Political Apathy in the UK: Who’s Responsible?

I have wanted to address the problem of widespread public apathy in UK politics for a while, and prompted by frustration at comments recently given by rapper JME. JME has been tweeting about the reasons for his disengagement with the UK political system and why he will not be voting in this year’s General Election. His view that politicians are all untrustworthy, greedy replicas of one another who don’t care about serving the public interest is one that has become increasingly common since the MPs’ expenses scandal, and has become more concrete in the British political conversation since the rise of high-profile activists like Russell Brand.

 

At the very least it is a lazy attitude to take, and for someone with JME’s celebrity status, irresponsible to be propagating this myth. Political parties aren’t all the same, and a cursory glance at their policies and priorities will affirm this (see here for a fairly comprehensive policy guide).

 

Whilst reading JME’s tweets I was reminded of an article written by Alistair Campbell at the end of last month. In it, Campbell expounded his growing impatience with people who “moan and groan, and say none of them [politicians] inspire, they’re all the same, nothing ever changes…” On this I agree with Campbell strongly, and I voiced my agreement when he aired these views at a talk he gave last month at the Richmond Rose Theatre.

To say that all politicians are the same or that they’re all crooks is a total cop-out. It’s weary populist rhetoric used by the sort of people who are infatuated with the banalities of contrived ‘reality’ TV series’ but who rarely, if ever, show an active interest in matters concerning the welfare of their community or the wider topics of interest for which the government are concerned.

 

However, whilst I’m glad to see that revered figures like Alistair Campbell are voicing the largely unpopular opinion that we (the public) need to take more responsibility for the gross level of political apathy in this country, I take umbrage with the level of blame he expects us to be responsible for. Campbell states his belief that it is the public that are responsible for this apathy first, then the media and then the politicians.

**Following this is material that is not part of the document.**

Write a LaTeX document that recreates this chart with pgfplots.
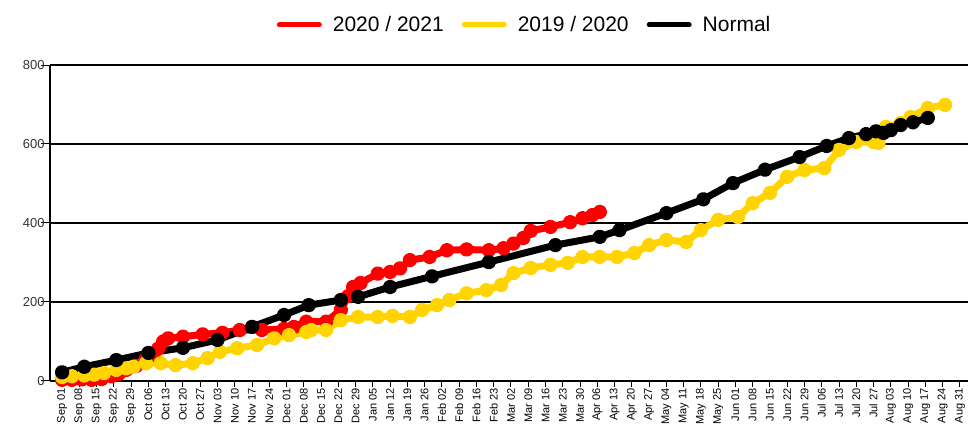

I think he’s neglected to mention a key offender: the political system.

 

Zac Goldsmith (Conservative MP for Richmond Park) reaffirmed this theory of mine in his expertly delivered talk at the Royal Society for the encouragement of Arts, Manufactures and Commerce (RSA) recently, titled ‘Transforming Politics in the UK’. During the talk Goldsmith identified three key problems with the current UK political system, which he then offered one compelling solution for.

 

The first problem Goldsmith identified was the prevalence of safe seats. Constituencies in which the same party gets elected in every election are a problem because these MPs are likely to get complacent. They realize that their successful candidacy does not necessarily depend on how effectively they serve their constituency; as a result, they are not as tied to their pre-election promises as they would otherwise be. This complacency is also made possible by the fact that once elected an MP has absolutely no obligation to adhere to anything that they proposed in their election campaign; they don’t have to turn up to parliament at all and could, feasibly, enjoy a four-year sabbatical.

 

Secondly; MPs’ conflicts of interest. MPs have a choice whether to, on the one hand, hold parliament to account on behalf of the interests of their constituency or, on the other hand, advance their own career by causing as little commotion in parliament as possible, at the expense of their constituency.

 

Finally, party-line voting. Most MPs have no idea about the full details of each issue they vote on; often the public are more informed on these issues than the MPs themselves. It’s the responsibility of the party whip to inform MPs which way to vote on these issues, which unsurprisingly results in mass party-line voting.

 

Goldsmith explained that these problems can all be solved by increased accountability for MPs, something that the current system doesn’t allow for much of. Goldsmith has long been an advocate for a ‘Recall of MPs’ bill; it’s a proposal that has been gaining traction over the last couple of years but still has a way to go in terms of parliamentary support. In fact, a bill under this name was introduced at the end of last year, however the bill extends the power to recall an MP up (in the hierarchy of society) to parliamentary commissions rather than down towards the people and thus this version of the bill resolves nothing.


If the public were granted the right to propose a referendum to recall MPs who have not even attempted to fulfill promises made during election campaigns then I believe, as Goldsmith does, that MPs would become a lot more diligent in serving the people that elected them and thus the general public would, in turn, become more appreciative of these mostly hard-working people. It’s not entirely the fault of MPs that the public doesn’t trust them, nor is it entirely the fault of the public that MPs become disengaged. The responsibility lies primarily with an archaic system that allows for broken promises and lax accountability. Goldsmith’s idea for a ‘Recall of MPs’ bill has real potential to breathe new life into UK politics and our appreciation for those at the apex of it. Let’s make it a key issue this election.